AS IF THERE WEREN’T ENOUGH religious oppressors, the Commission also maintains a watch list. Eight nations reside there: Afghanistan, Bangladesh, Belarus, Cuba, Egypt, Indonesia, Iraq, and Nigeria. In all but Belarus and Cuba Islamic fundamentalism is the problem.
As noted earlier, Iraq’s government is unwilling to even try to protect religious minorities. In Afghanistan, says the Commission, “the failure or inability of the Afghan government to exercise authority effectively outside Kabul contributes to a progressively deteriorating situation for religious freedom.”
The Commission cited Bangladesh because of “increasing Islamist radicalism and violence and the threatening conditions for and discrimination against religious minorities, including Hindus, Christians, and Ahmadis.” In Egypt “serious religious freedom violations affect Coptic Orthodox Christians, Jews, and Baha’is, as well as members of minority Muslim communities, all of whom are also subject to religiously-motivated attacks.”
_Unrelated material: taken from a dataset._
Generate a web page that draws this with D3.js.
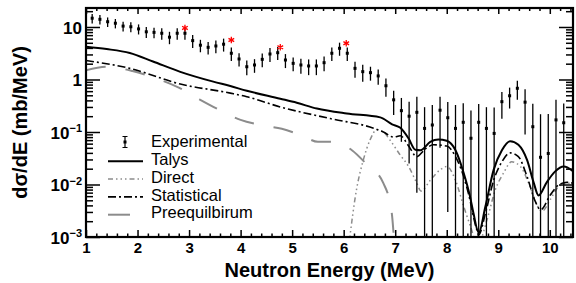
<!DOCTYPE html>
<html>
<head>
<meta charset="utf-8">
<script src="https://cdn.jsdelivr.net/npm/d3@7"></script>
<style>
body { margin: 0; background: #fff; }
text { font-family: "Liberation Sans", Arial, sans-serif; }
</style>
</head>
<body>
<div id="container"></div>
<script>
// experimental points (MeV, mb/MeV)
const expE = [1.12,1.27,1.42,1.57,1.72,1.87,2.02,2.17,2.32,2.47,2.62,2.77,2.92,3.07,3.22,3.37,3.52,3.67,3.82,3.97,
  4.12,4.27,4.42,4.57,4.72,4.87,5.02,5.17,5.32,5.47,5.62,5.77,5.92,6.07,6.22,6.37,6.52,6.67,6.82,6.97,
  7.12,7.27,7.42,7.57,7.72,7.87,8.02,8.17,8.32,8.47,8.62,8.77,8.92,9.07,9.22,9.37,9.52,9.67,9.82,9.97,10.12,10.27];
const expV = [14.7,14.0,12.6,11.8,10.4,10.1,9.2,8.1,7.9,7.6,6.4,7.6,7.6,5.5,4.5,4.1,4.35,4.7,3.16,2.46,
  1.75,1.89,2.42,3.06,3.24,2.35,2.03,1.89,1.81,1.81,2.09,3.16,3.93,3.16,1.63,1.41,1.35,1.17,0.76,0.41,
  0.255,0.2,0.237,0.117,0.136,0.26,0.187,0.117,0.153,0.076,0.153,0.117,0.094,0.378,0.49,0.68,0.37,0.126,0.033,0.039,0.17,0.15];
const expErr = [3.0,2.9,2.6,2.4,2.2,2.2,2.0,1.9,1.8,1.9,1.7,1.9,1.9,1.5,1.2,1.1,1.2,1.3,0.9,0.7,
  0.55,0.55,0.7,0.9,0.9,0.7,0.6,0.6,0.6,0.6,0.65,0.9,1.1,0.9,0.55,0.5,0.4,0.38,0.29,0.2,
  0.19,0.175,0.23,0.18,0.19,0.21,0.184,0.21,0.2,0.18,0.19,0.18,0.2,0.2,0.21,0.27,0.28,0.22,0.185,0.18,0.24,0.2];

// red markers
const starE = [2.92, 3.82, 4.77, 6.05];
const starV = [9.6, 5.65, 4.1, 4.9];

// Talys total
const talysE = [1.0,1.4,1.85,2.3,2.83,3.47,3.8,4.12,4.77,5.09,5.48,6.06,6.71,6.94,7.1,7.26,7.39,7.49,7.68,7.84,8.0,8.17,8.33,8.45,8.52,8.62,8.75,8.91,9.07,9.23,9.39,9.56,9.69,9.78,9.94,10.1,10.27,10.45];
const talysV = [4.2,3.8,3.2,2.2,1.4,0.91,0.75,0.61,0.43,0.36,0.28,0.225,0.19,0.14,0.12,0.075,0.046,0.045,0.065,0.072,0.068,0.045,0.0164,0.006,0.0028,0.0012,0.0038,0.019,0.045,0.067,0.057,0.029,0.0106,0.0062,0.011,0.0176,0.022,0.018];

// Direct
const directE = [6.1,6.25,6.38,6.51,6.64,6.77,6.9,7.1,7.26,7.42,7.5,7.68,7.87,8.0,8.17,8.33,8.46,8.6,8.78,8.94,9.1,9.26,9.43,9.59,9.75,9.85,10.01,10.17,10.33,10.45];
const directV = [0.0007,0.0081,0.029,0.07,0.11,0.1,0.07,0.036,0.022,0.0106,0.0075,0.012,0.019,0.022,0.012,0.0038,0.0016,0.0007,0.0021,0.0078,0.0164,0.027,0.022,0.0106,0.0041,0.0031,0.0052,0.0091,0.0106,0.0106];

// Statistical
const statE = [1.0,1.85,2.83,3.8,4.12,4.77,5.74,6.58,6.77,6.97,7.1,7.25,7.42,7.58,7.74,8.0,8.17,8.33,8.42,8.58,8.62,8.75,8.91,9.07,9.23,9.39,9.56,9.72,9.82,10.01,10.17,10.33,10.45];
const statV = [2.3,1.63,0.82,0.55,0.47,0.3,0.18,0.118,0.1,0.08,0.085,0.056,0.034,0.047,0.057,0.054,0.034,0.014,0.0068,0.0014,0.0011,0.0028,0.012,0.027,0.04,0.034,0.014,0.0047,0.0033,0.0063,0.0098,0.011,0.0106];

// Preequilibrium
const preE = [1.0,1.4,1.9,2.3,2.8,3.2,3.6,4.0,4.4,4.8,5.2,5.5,5.74,6.16,6.45,6.77,6.9,6.94,6.98];
const preV = [1.5,1.75,1.45,1.1,0.7,0.42,0.26,0.17,0.135,0.115,0.085,0.065,0.065,0.045,0.024,0.0106,0.0044,0.0025,0.0008];

const yTicks = [1e-3, 1e-2, 1e-1, 1, 10];
const yTickLabels = [["10","\u22123"],["10","\u22122"],["10","\u22121"],["1",""],["10",""]];

const W = 576, H = 283;
const L = 86, R = 573, T = 8, B = 237;

const svg = d3.select("#container").append("svg")
  .attr("width", W).attr("height", H);

const x = d3.scaleLinear().domain([1, 10.45]).range([L, R]);
const y = d3.scaleLog().domain([1e-3, 23]).range([B, T]);

svg.append("clipPath").attr("id", "clip")
  .append("rect").attr("x", L).attr("y", T).attr("width", R - L).attr("height", B - T);

const plot = svg.append("g").attr("clip-path", "url(#clip)");

const line = d3.line()
  .x(d => x(d[0]))
  .y(d => y(d[1]))
  .curve(d3.curveMonotoneX);

const zip = (a, b) => a.map((v, i) => [v, b[i]]);

plot.append("path").attr("d", line(zip(preE, preV)))
  .attr("fill", "none").attr("stroke", "#8c8c8c").attr("stroke-width", 2)
  .attr("stroke-dasharray", "20,20");
plot.append("path").attr("d", line(zip(directE, directV)))
  .attr("fill", "none").attr("stroke", "#8c8c8c").attr("stroke-width", 1.5)
  .attr("stroke-dasharray", "5,3,1.5,3,1.5,3,1.5,3");
plot.append("path").attr("d", line(zip(statE, statV)))
  .attr("fill", "none").attr("stroke", "#000").attr("stroke-width", 1.6)
  .attr("stroke-dasharray", "8,3,2,3");
plot.append("path").attr("d", line(zip(talysE, talysV)))
  .attr("fill", "none").attr("stroke", "#000").attr("stroke-width", 2);

// experimental points with error bars
const pts = plot.selectAll("g.pt").data(expE.map((e, i) => ({e: e, v: expV[i], err: expErr[i]})))
  .enter().append("g").attr("class", "pt");
pts.append("line")
  .attr("x1", d => x(d.e)).attr("x2", d => x(d.e))
  .attr("y1", d => y(d.v + d.err))
  .attr("y2", d => d.v - d.err > 1e-3 ? y(d.v - d.err) : B)
  .attr("stroke", "#000").attr("stroke-width", 1.3);
pts.append("rect")
  .attr("x", d => x(d.e) - 1.5).attr("y", d => y(d.v) - 1.5)
  .attr("width", 3).attr("height", 3).attr("fill", "#000");

plot.selectAll("path.star").data(starE.map((e, i) => [e, starV[i]]))
  .enter().append("path").attr("class", "star")
  .attr("transform", d => "translate(" + x(d[0]) + "," + y(d[1]) + ")")
  .attr("d", d3.symbol(d3.symbolAsterisk, 30))
  .attr("fill", "none").attr("stroke", "#f00").attr("stroke-width", 1.3);

// axes
const xMajor = d3.range(1, 11, 1);
const xMinor = d3.range(1, 10.45, 0.2).filter(v => Math.abs(v - Math.round(v)) > 0.01);
const yMinor = [];
[1e-3, 1e-2, 1e-1, 1, 10].forEach(d => { for (let k = 2; k <= 9; k++) if (d * k < 23) yMinor.push(d * k); });

function styleAxis(g) {
  g.select(".domain").remove();
  g.selectAll(".tick line").attr("stroke", "#000").attr("stroke-width", 1.5);
}

svg.append("g").attr("transform", "translate(0," + B + ")")
  .call(d3.axisBottom(x).tickValues(xMajor).tickSize(-7).tickPadding(5).tickFormat(d3.format("d")))
  .call(styleAxis)
  .selectAll("text").attr("font-size", 15).attr("font-weight", "bold").attr("fill", "#000")
  .attr("font-family", "Liberation Sans, Arial, sans-serif");
svg.append("g").attr("transform", "translate(0," + B + ")")
  .call(d3.axisBottom(x).tickValues(xMinor).tickSize(-3.5).tickFormat(""))
  .call(styleAxis);
svg.append("g").attr("transform", "translate(0," + T + ")")
  .call(d3.axisTop(x).tickValues(xMajor).tickSize(-6).tickFormat(""))
  .call(styleAxis);
svg.append("g").attr("transform", "translate(0," + T + ")")
  .call(d3.axisTop(x).tickValues(xMinor).tickSize(-3).tickFormat(""))
  .call(styleAxis);

const yAx = svg.append("g").attr("transform", "translate(" + L + ",0)")
  .call(d3.axisLeft(y).tickValues(yTicks).tickSize(-14).tickPadding(5).tickFormat(""))
  .call(styleAxis);
svg.append("g").attr("transform", "translate(" + L + ",0)")
  .call(d3.axisLeft(y).tickValues(yMinor).tickSize(-7).tickFormat(""))
  .call(styleAxis);
svg.append("g").attr("transform", "translate(" + R + ",0)")
  .call(d3.axisRight(y).tickValues(yTicks).tickSize(-14).tickFormat(""))
  .call(styleAxis);
svg.append("g").attr("transform", "translate(" + R + ",0)")
  .call(d3.axisRight(y).tickValues(yMinor).tickSize(-7).tickFormat(""))
  .call(styleAxis);

yAx.selectAll(".tick").each(function(d, i) {
  const lab = yTickLabels[i];
  const t = d3.select(this).append("text")
    .attr("x", -4).attr("y", 0).attr("dy", "0.36em")
    .attr("text-anchor", "end").attr("fill", "#000")
    .attr("font-size", 17).attr("font-weight", "bold");
  t.append("tspan").text(lab[0]);
  if (lab[1]) t.append("tspan").attr("font-size", 11).attr("dy", "-0.6em").text(lab[1]);
});

// frame
svg.append("rect").attr("x", L).attr("y", T).attr("width", R - L).attr("height", B - T)
  .attr("fill", "none").attr("stroke", "#000").attr("stroke-width", 2.2);

// titles
svg.append("text").attr("x", (L + R) / 2).attr("y", 277)
  .attr("text-anchor", "middle").attr("font-size", 20).attr("font-weight", "bold")
  .text("Neutron Energy (MeV)");
svg.append("text").attr("transform", "translate(27," + (T + B) / 2 + ") rotate(-90)")
  .attr("text-anchor", "middle").attr("font-size", 20).attr("font-weight", "bold")
  .text("d\u03c3/dE (mb/MeV)");

// legend
const legNames = ["Experimental", "Talys", "Direct", "Statistical", "Preequilbirum"];
const legY = [141.5, 159.3, 177.1, 194.9, 212.7];
const leg = svg.append("g");
legNames.forEach((n, i) => {
  leg.append("text").attr("x", 151).attr("y", legY[i]).attr("dy", "0.35em")
    .attr("font-size", 16.5).attr("fill", "#000").text(n);
});
leg.append("line").attr("x1", 125).attr("x2", 125).attr("y1", legY[0] - 5).attr("y2", legY[0] + 6)
  .attr("stroke", "#000").attr("stroke-width", 1.2);
leg.append("line").attr("x1", 122.5).attr("x2", 127.5).attr("y1", legY[0] - 5).attr("y2", legY[0] - 5)
  .attr("stroke", "#000").attr("stroke-width", 1);
leg.append("line").attr("x1", 122.5).attr("x2", 127.5).attr("y1", legY[0] + 6).attr("y2", legY[0] + 6)
  .attr("stroke", "#000").attr("stroke-width", 1);
leg.append("rect").attr("x", 123.5).attr("y", legY[0] - 1).attr("width", 3).attr("height", 3).attr("fill", "#000");
const legStyles = [
  {c: "#000", w: 2, d: null},
  {c: "#8c8c8c", w: 1.5, d: "5,3,1.5,3,1.5,3,1.5,3"},
  {c: "#000", w: 1.6, d: "8,3,2,3"},
  {c: "#8c8c8c", w: 2, d: "22,20"}
];
legStyles.forEach((s, i) => {
  leg.append("line").attr("x1", 108).attr("x2", 143)
    .attr("y1", legY[i + 1] + 2).attr("y2", legY[i + 1] + 2)
    .attr("stroke", s.c).attr("stroke-width", s.w)
    .attr("stroke-dasharray", s.d);
});
</script>
</body>
</html>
In Indonesia the Commission points to “ongoing sectarian violence,” “forcible closures of places of worship belonging to religious minorities,” and “growing political power and influence of religious extremists, who harass and sometimes instigate violence against moderate Muslim leaders and members of religious minorities.” Nigeria continues to see “violent communal conflicts along religious lines, the expansion of sharia into the criminal codes of several northern states, and discrimination against minority communities of Christians and Muslims.”
Belarus and Cuba act as, respectively, authoritarian former Communist and continuing Communist states. In Cuba, reports the Commission, “Both registered and unregistered religious groups continued to experience varying degrees of official interference, harassment, and repression.”